Stock exchanges play a pivotal role in managing and facilitating corporate actions like dividends and stock splits. When a company decides to distribute dividends or implement a stock split, the stock exchange ensures that these actions are executed smoothly and transparently.

For dividends, the company announces the amount and record date. The stock exchange verifies this information and disseminates it to investors. On the record date, the exchange identifies shareholders eligible to receive dividends. Once verified, the exchange coordinates the distribution of dividends to shareholders' accounts.

In the case of stock splits, the company decides the split ratio (e.g., 2-for-1). The stock exchange adjusts the stock's price and outstanding shares accordingly, ensuring that the market capitalization remains consistent. This adjustment prevents any disruption in trading and maintains the stock's value for investors.

Stock exchanges also handle the communication between companies and investors during these events.
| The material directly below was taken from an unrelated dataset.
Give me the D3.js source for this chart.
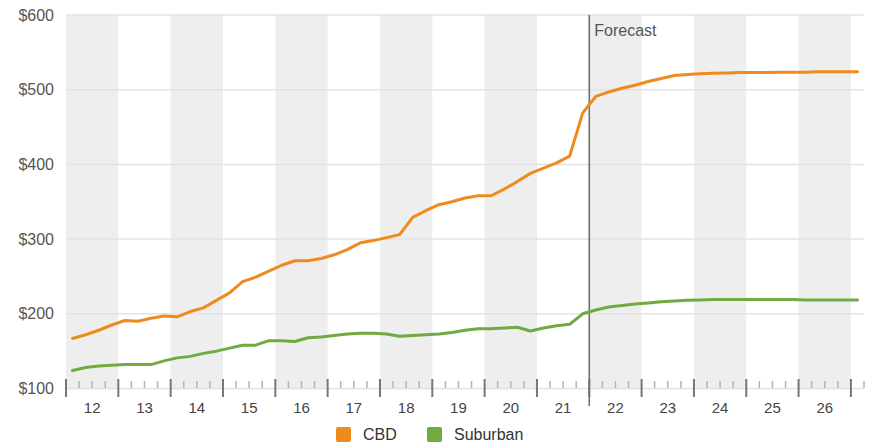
<!DOCTYPE html>
<html>
<head>
<meta charset="utf-8">
<script src="https://cdn.jsdelivr.net/npm/d3@7/dist/d3.min.js"></script>
<style>
  html, body { margin: 0; padding: 0; background: #fff; }
  svg { display: block; font-family: "Liberation Sans", Arial, Helvetica, sans-serif; }
</style>
</head>
<body>
<svg id="chart" width="886" height="447"></svg>
<script>
// Quarterly rents, 2012 Q1 through 2027 Q1 (forecast from 2022 Q1)
const years = d3.range(2012, 2028);
const quarters = years.flatMap(y => [1, 2, 3, 4].map(q => `${y} Q${q}`)).slice(0, 61);
const yearLabels = ["12", "13", "14", "15", "16", "17", "18", "19", "20", "21", "22", "23", "24", "25", "26"];
const yTicks = [100, 200, 300, 400, 500, 600];
const forecastStart = "2022 Q1";

const cbd = [
  167, 172, 178, 185,   191, 190, 194, 197,   196, 203, 208, 218,
  228, 243, 249, 257,   265, 271, 271, 274,   279, 286, 295, 298,
  302, 306, 329, 338,   346, 350, 355, 358,   358, 367, 377, 388,
  395, 402, 411, 469,   491, 497, 502, 506,   511, 515, 519, 520.5,
  521.5, 522, 522.5, 523, 523, 523, 523.5, 523.5, 523.5, 524, 524, 524,
  524
];
const suburban = [
  124, 128, 130, 131,   132, 132, 132, 137,   141, 143, 147, 150,
  154, 158, 158, 164,   164, 163, 168, 169,   171, 173, 174, 174,
  173, 170, 171, 172,   173, 175, 178, 180,   180, 181, 182, 177,
  181, 184, 186, 200,   205, 209, 211, 213,   214.5, 216, 217, 218,
  218.5, 219, 219, 219, 219, 219, 219, 219, 218.5, 218.5, 218.5, 218.5,
  218.5
];

const seriesNames = ["CBD", "Suburban"];
const seriesColors = ["#ef8a1c", "#6fab41"];

const svg = d3.select("#chart");
const plotLeft = 66, plotRight = 864, plotTop = 15, plotBottom = 388.5;

const x = d3.scaleBand().domain(quarters).range([plotLeft, plotRight]).paddingInner(0).paddingOuter(0);
const bw = x.bandwidth();
const y = d3.scaleLinear().domain([100, 600]).range([plotBottom, plotTop]);
const yearScale = d3.scaleBand().domain(yearLabels).range([plotLeft, x(quarters[60])]);

// alternating year bands
svg.append("g").selectAll("rect")
  .data(yearLabels.filter((d, i) => i % 2 === 0))
  .join("rect")
  .attr("x", d => yearScale(d))
  .attr("y", plotTop)
  .attr("width", yearScale.bandwidth())
  .attr("height", plotBottom - plotTop + 1)
  .attr("fill", "#eeeeee");

// horizontal grid
svg.append("g").selectAll("line")
  .data(yTicks)
  .join("line")
  .attr("x1", plotLeft).attr("x2", plotRight)
  .attr("y1", d => y(d)).attr("y2", d => y(d))
  .attr("stroke", "#e3e3e3")
  .attr("stroke-width", 1.5);

// y axis labels
const yAxis = svg.append("g")
  .attr("transform", `translate(${plotLeft - 12},0)`)
  .call(d3.axisLeft(y).tickValues(yTicks).tickSize(0).tickFormat(d => "$" + d));
yAxis.select(".domain").remove();
yAxis.selectAll("text")
  .attr("font-size", 16)
  .attr("font-family", "Liberation Sans, Arial, sans-serif")
  .attr("fill", "#555")
  .attr("x", 0);

// quarter ticks along the bottom
const boundaries = quarters.map(q => ({ pos: x(q), major: q.endsWith("Q1") }))
  .concat([{ pos: plotRight, major: false }]);
svg.append("g").selectAll("line")
  .data(boundaries)
  .join("line")
  .attr("x1", d => d.pos).attr("x2", d => d.pos)
  .attr("y1", d => d.major ? 379 : 381)
  .attr("y2", d => d.major ? 397 : 388)
  .attr("stroke", d => d.major ? "#777" : "#b5b5b5")
  .attr("stroke-width", d => d.major ? 2 : 1.5);

// year labels
const xAxis = svg.append("g")
  .attr("transform", `translate(0,${plotBottom + 11})`)
  .call(d3.axisBottom(yearScale).tickSize(0));
xAxis.select(".domain").remove();
xAxis.selectAll("text")
  .attr("font-size", 15)
  .attr("font-family", "Liberation Sans, Arial, sans-serif")
  .attr("fill", "#444");

// forecast marker
const fx = x(forecastStart);
svg.append("line")
  .attr("x1", fx).attr("x2", fx)
  .attr("y1", plotTop).attr("y2", 406)
  .attr("stroke", "#6e6e6e")
  .attr("stroke-width", 1.6);
svg.append("text")
  .attr("x", fx + 5).attr("y", 36)
  .attr("font-size", 16)
  .attr("fill", "#555")
  .text("Forecast");

// series lines
const line = d3.line()
  .x((d, i) => x(quarters[i]) + bw / 2)
  .y(d => y(d));
[cbd, suburban].forEach((values, k) => {
  svg.append("path")
    .datum(values)
    .attr("fill", "none")
    .attr("stroke", seriesColors[k])
    .attr("stroke-width", 3)
    .attr("stroke-linejoin", "round")
    .attr("stroke-linecap", "round")
    .attr("d", line);
});

// legend
const legendX = [336, 427];
const legend = svg.append("g");
seriesNames.forEach((name, k) => {
  const g = legend.append("g").attr("transform", `translate(${legendX[k]},0)`);
  g.append("rect")
    .attr("x", 0).attr("y", 427)
    .attr("width", 15).attr("height", 15)
    .attr("rx", 2)
    .attr("fill", seriesColors[k]);
  g.append("text")
    .attr("x", 27).attr("y", 440)
    .attr("font-size", 16)
    .attr("fill", "#333")
    .text(name);
});
</script>
</body>
</html>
They ensure that accurate information reaches shareholders, preventing misinformation or confusion. The exchange's efficient management of these corporate actions maintains market integrity, instills investor confidence, and supports the smooth functioning of trading.

In summary, stock exchanges serve as intermediaries between companies and investors during corporate actions like dividends and stock splits. Their role is crucial in maintaining market transparency, fairness, and orderliness throughout these events.